Medico di base ai clochard. "È la prima volta in Italia"

Da Piacenza a Rimini: seimila ‘invisibili’ senza casa potranno essere curati. Mumolo, ideatore della legge: "Saranno anche soldi risparmiati per lo Stato"

Il Papa nell’ambulatorio medico per i clochard a San Pietro

Il Papa nell’ambulatorio medico per i clochard a San Pietro

Bologna, 17 luglio 2021 - Antonio Mumolo, lei si occupa di clochard da almeno 30 anni: quali sono i numeri del fenomeno?

"In Italia, gli ultimi dati riguardanti i senza fissa dimora risalgono a un’indagine del 2014: in quel momento erano 50.724. Sono passati sette anni, e una crisi pandemica che si è abbattuta soprattutto sulle fasce più deboli: abbiamo ragione di credere che i numeri siano drammaticamente aumentati. La stima è ora di 60.000 senzatetto: 8 su 10 sono maschi, oltre la metà stranieri. Nella nostra regione, il più recente rapporto Caritas sulle nuove povertà ne conta circa 6.000".

Perché si finisce a dormire su una panchina o sui marciapiedi?

"Ci sono parecchi miti da sfatare sull’argomento".

Per esempio?

"La figura romantica del clochard che ‘sceglie’ di vivere per strada per ripudiare l’idea del progresso o del mondo civilizzato è pura invenzione. Ne ho conosciuti centinaia e mai nessuno mi ha detto di essere felice della propria condizione".

Cos’è accaduto nelle loro vite?

"Una catena di eventi sfortunati che può capitare a chiunque. Un licenziamento improvviso, una causa di divorzio, la sopraggiunta impossibilità di pagare le rate del mutuo o il canone d’affitto. Una volta esauriti gli ammortizzatori sociali, nell’arco di 12 o 24 mesi si passa da uno stile di vita dignitoso al rischio concreto di non avere più un posto per dormire".

Chi perde la casa si ritrova senza residenza e sprovvisto di alcuni diritti fondamentali.

"Non è più iscritto alle liste del servizio sanitario nazionale, non può più ottenere cure specialistiche in ospedale, aprire una partita Iva o firmare un contratto di lavoro. Di fatto, è condannato a essere invisibile".

La sua proposta di legge regionale verte proprio sulla salute come diritto collettivo, non come privilegio individuale.

"La pandemia ci ha lasciato una lezione: se non si curano tutte le persone, a soffrirne è l’intera collettività. Ampliare la platea di coloro che possono curarsi significa, inoltre, razionalizzare l’uso delle risorse pubbliche".

In che senso?

"I costi per il sistema sanitario sono maggiori se gli homeless devono rivolgersi al pronto soccorso, anziché a un medico di base: oggi, ogni singolo accesso al pronto soccorso comporta una spesa per l’erario da 150 a 400 euro, mentre il medico di base grava per meno di 100 euro all’anno a persona. Al costo del pronto soccorso occorre aggiungere quello della degenza ospedaliera: non essendo sotto controllo medico, i senzatetto ricorrono al pronto soccorso quando la malattia è avanzata e necessita di ricovero".

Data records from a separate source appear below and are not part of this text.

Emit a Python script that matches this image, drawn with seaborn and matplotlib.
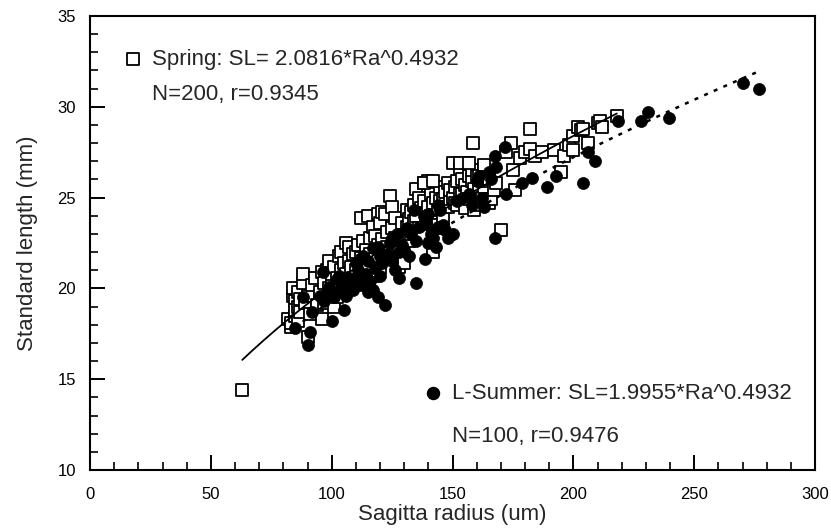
import matplotlib
matplotlib.use("Agg")
import matplotlib.pyplot as plt
import seaborn as sns
import numpy as np
import pandas as pd
from matplotlib.ticker import MultipleLocator

# ---------------- data ----------------
spring_x = [63, 82, 83, 83, 84, 84, 85, 85, 85, 86, 86, 86, 87, 87, 88, 88, 89, 90, 90, 91,
            92, 93, 94, 95, 96, 96, 97, 97, 98, 99, 99, 100, 100, 100, 101, 101, 102, 102, 103, 103,
            104, 104, 105, 105, 106, 106, 107, 107, 108, 108, 109, 109, 110, 110, 111, 111, 112, 112, 113, 113,
            114, 114, 115, 115, 116, 116, 117, 117, 118, 118, 119, 119, 120, 120, 121, 121, 122, 122, 123, 123,
            124, 124, 125, 125, 126, 126, 127, 127, 128, 128, 129, 129, 130, 130, 131, 131, 132, 132, 133, 133,
            134, 134, 135, 135, 136, 136, 137, 137, 138, 138, 139, 139, 140, 140, 141, 141, 142, 142, 143, 143,
            144, 144, 145, 145, 146, 146, 147, 147, 148, 148, 149, 149, 150, 150, 151, 151, 152, 152, 153, 153,
            154, 154, 155, 155, 156, 156, 157, 157, 158, 158, 159, 159, 160, 160, 161, 161, 162, 162, 163, 163,
            164, 165, 165, 166, 167, 168, 170, 172, 174, 175, 176, 178, 180, 182, 182, 184, 187, 192, 195, 196,
            198, 200, 200, 202, 203, 204, 206, 210, 211, 212, 218, 158.5, 153, 157, 138, 142]
spring_y = [14.4, 18.3, 17.9, 18.1, 19.6, 20.0, 19.3, 18.5, 18.8, 19.0, 19.8, 18.2, 18.7, 19.4, 20.3, 20.8, 19.2, 19.6, 17.3, 18.6,
            20.2, 20.6, 19.1, 19.8, 18.3, 20.9, 20.3, 19.2, 21.0, 21.5, 20.0, 20.3, 20.8, 19.4, 19.0, 21.2, 19.5, 20.6, 21.8, 20.1,
            22.0, 21.0, 21.4, 20.2, 22.5, 20.8, 22.3, 21.5, 21.2, 20.0, 21.9, 20.6, 22.0, 21.0, 22.4, 20.3, 23.9, 21.7, 21.5, 22.6,
            20.9, 22.1, 24.0, 21.3, 22.8, 21.9, 23.4, 20.7, 22.9, 21.6, 24.1, 22.4, 23.6, 21.1, 24.2, 22.7, 24.1, 21.9, 22.3, 23.1,
            25.1, 22.0, 24.5, 23.3, 22.8, 23.9, 21.6, 22.5, 21.2, 22.0, 23.6, 22.9, 21.4, 22.8, 24.3, 23.4, 23.8, 22.6, 24.2, 23.0,
            24.6, 23.7, 25.5, 24.0, 25.0, 23.3, 24.4, 22.9, 25.8, 24.8, 24.1, 23.6, 25.9, 24.5, 24.0, 25.2, 22.0, 24.7, 23.3, 25.0,
            23.5, 24.3, 24.8, 25.6, 23.8, 24.9, 24.5, 25.3, 24.5, 25.8, 24.9, 25.4, 26.9, 25.0, 24.7, 25.6, 25.9, 24.6, 26.6, 25.2,
            25.2, 26.0, 24.4, 25.7, 26.9, 25.3, 26.2, 24.9, 25.9, 26.5, 24.3, 25.5, 26.2, 24.6, 26.2, 25.4, 25.0, 26.0, 26.8, 25.6,
            25.9, 26.0, 24.7, 24.9, 25.4, 25.8, 23.2, 27.5, 28.0, 26.5, 25.4, 27.2, 27.5, 28.8, 27.7, 27.3, 27.5, 27.6, 26.4, 27.3,
            27.9, 27.6, 28.4, 28.9, 28.7, 28.8, 28.0, 29.1, 29.2, 28.9, 29.5, 28.0, 26.9, 26.9, 25.8, 25.9]

summer_x = [85, 88, 90, 91, 92, 96.5, 95, 97, 98, 99, 100, 101, 102, 103, 103, 104, 105, 106, 106, 107,
            108, 109, 110, 110, 111, 112, 113, 113, 114, 115, 115, 116, 117, 117, 118, 119, 119, 120, 120, 121,
            122, 123, 124, 125, 125, 126, 127, 128, 128, 129, 130, 131, 132, 133, 134, 135, 135, 136, 138.6, 138,
            139, 140, 140, 141, 142, 143, 144, 144, 145, 146, 147, 148, 150, 152, 154, 157, 158, 160, 161, 162,
            163, 165, 166, 167.5, 167.6, 168, 171.7, 172, 178.7, 183, 189, 193, 204, 206, 209, 218.5, 228, 231, 239.5, 270, 277]
summer_y = [17.8, 19.5, 16.9, 17.6, 18.7, 20.9, 19.6, 19.3, 19.7, 20.1, 18.2, 19.5, 20.5, 19.8, 20.7, 20.0, 18.8, 19.6, 20.2, 20.6,
            20.3, 19.9, 20.6, 21.4, 21.0, 20.2, 21.8, 20.6, 20.8, 21.5, 19.8, 20.4, 22.2, 19.9, 21.1, 19.5, 22.3, 20.7, 21.8, 21.4,
            19.1, 21.9, 22.5, 22.8, 21.5, 21.0, 23.0, 22.0, 20.6, 22.4, 22.1, 23.3, 21.8, 23.0, 24.3, 20.3, 22.6, 23.4, 21.6, 24.0,
            23.6, 24.1, 22.5, 23.0, 22.8, 22.3, 23.4, 24.6, 24.3, 23.5, 23.2, 22.8, 23.0, 24.8, 25.0, 25.2, 24.6, 25.9, 26.2, 25.0,
            24.5, 26.4, 26.0, 27.3, 22.8, 26.7, 27.8, 25.2, 25.8, 26.1, 25.6, 26.2, 25.8, 27.5, 27.0, 29.2, 29.2, 29.7, 29.4, 31.3, 31.0]

# fitted power curves SL = a * Ra^b over the drawn x range
spring_fit = dict(a=2.0816, b=0.4932, xmin=63, xmax=218)
summer_fit = dict(a=1.9955, b=0.4932, xmin=88, xmax=277)

x_ticks = [0, 50, 100, 150, 200, 250, 300]
y_ticks = [10, 15, 20, 25, 30, 35]

spring_label = "Spring: SL= 2.0816*Ra^0.4932"
spring_stats = "N=200, r=0.9345"
summer_label = "L-Summer: SL=1.9955*Ra^0.4932"
summer_stats = "N=100, r=0.9476"

# ---------------- plotting ----------------
sns.set_style("ticks")
plt.rcParams['font.family'] = ['Liberation Sans', 'DejaVu Sans']

W, H = 831, 532
fig = plt.figure(figsize=(W / 100, H / 100), dpi=100)
ax = fig.add_axes([90 / W, (H - 470) / H, 725 / W, 454 / H])

df_s = pd.DataFrame({"x": spring_x, "y": spring_y})
df_u = pd.DataFrame({"x": summer_x, "y": summer_y})

sns.scatterplot(data=df_s, x="x", y="y", ax=ax, marker="s", s=70,
                facecolor="white", edgecolor="black", linewidth=1.3, zorder=2)
sns.scatterplot(data=df_u, x="x", y="y", ax=ax, marker="o", s=75,
                color="black", edgecolor="black", linewidth=0.5, zorder=3)

for fit, ls, lw in [(spring_fit, "-", 1.3), (summer_fit, (0, (1.6, 2.6)), 1.8)]:
    xs = np.linspace(fit["xmin"], fit["xmax"], 200)
    ax.plot(xs, fit["a"] * xs ** fit["b"], color="black", linestyle=ls, lw=lw, zorder=4)

ax.set_xlim(0, 300)
ax.set_ylim(10, 35)
ax.set_xticks(x_ticks)
ax.set_yticks(y_ticks)
ax.xaxis.set_minor_locator(MultipleLocator(10))
ax.yaxis.set_minor_locator(MultipleLocator(1))
ax.tick_params(which="major", direction="in", length=11, width=1.4, labelsize=12,
               top=False, right=False, colors="black")
ax.tick_params(which="minor", direction="in", length=5.5, width=1.4, top=False, right=False)
ax.tick_params(axis="x", which="major", pad=12)
ax.tick_params(axis="y", which="major", pad=10)
for sp in ax.spines.values():
    sp.set_visible(True)
    sp.set_linewidth(1.5)
    sp.set_color("black")

ax.set_xlabel("Sagitta radius (um)", fontsize=16, labelpad=2)
ax.set_ylabel("Standard length (mm)", fontsize=16, labelpad=14)

# annotation "legends"
ax.scatter([17.8], [32.63], marker="s", s=70, facecolor="white", edgecolor="black", linewidth=1.3, zorder=5)
ax.text(25.6, 32.63, spring_label, fontsize=16, va="center", ha="left")
ax.text(25.6, 30.65, spring_stats, fontsize=16, va="center", ha="left")
ax.scatter([141.9], [14.24], marker="o", s=75, color="black", zorder=5)
ax.text(149.8, 14.24, summer_label, fontsize=16, va="center", ha="left")
ax.text(149.8, 11.82, summer_stats, fontsize=16, va="center", ha="left")

fig.savefig("out.png", dpi=100)
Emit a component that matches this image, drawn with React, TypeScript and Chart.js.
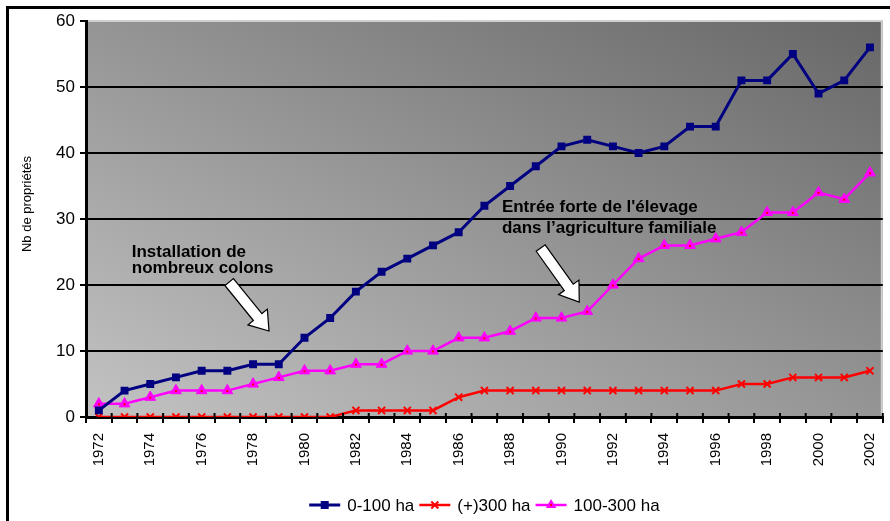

Cosa accadrà se la sua proposta diventerà legge?

"I senzatetto potranno recarsi dai servizi sociali e chiedere il loro supporto per l’iscrizione alle liste Ausl e la scelta del medico di base. Da quel momento potranno affidarsi a un medico di propria fiducia e prenotare esami e visite specialistiche".

Oltre all’approvazione della Commissione Sanità, la proposta ha riscosso un plauso bipartisan. Cosa si aspetta ora?

"Se l’iter si concluderà positivamente, queste persone potranno avere un medico di base già a settembre. Potranno vaccinarsi contro il Covid e curare tempestivamente le proprie patologie. Mi hanno già chiamato colleghi da Piemonte, Toscana, Lazio: l’Emilia-Romagna è la prima regione a garantire questo diritto. Siamo un esempio per il resto del Paese".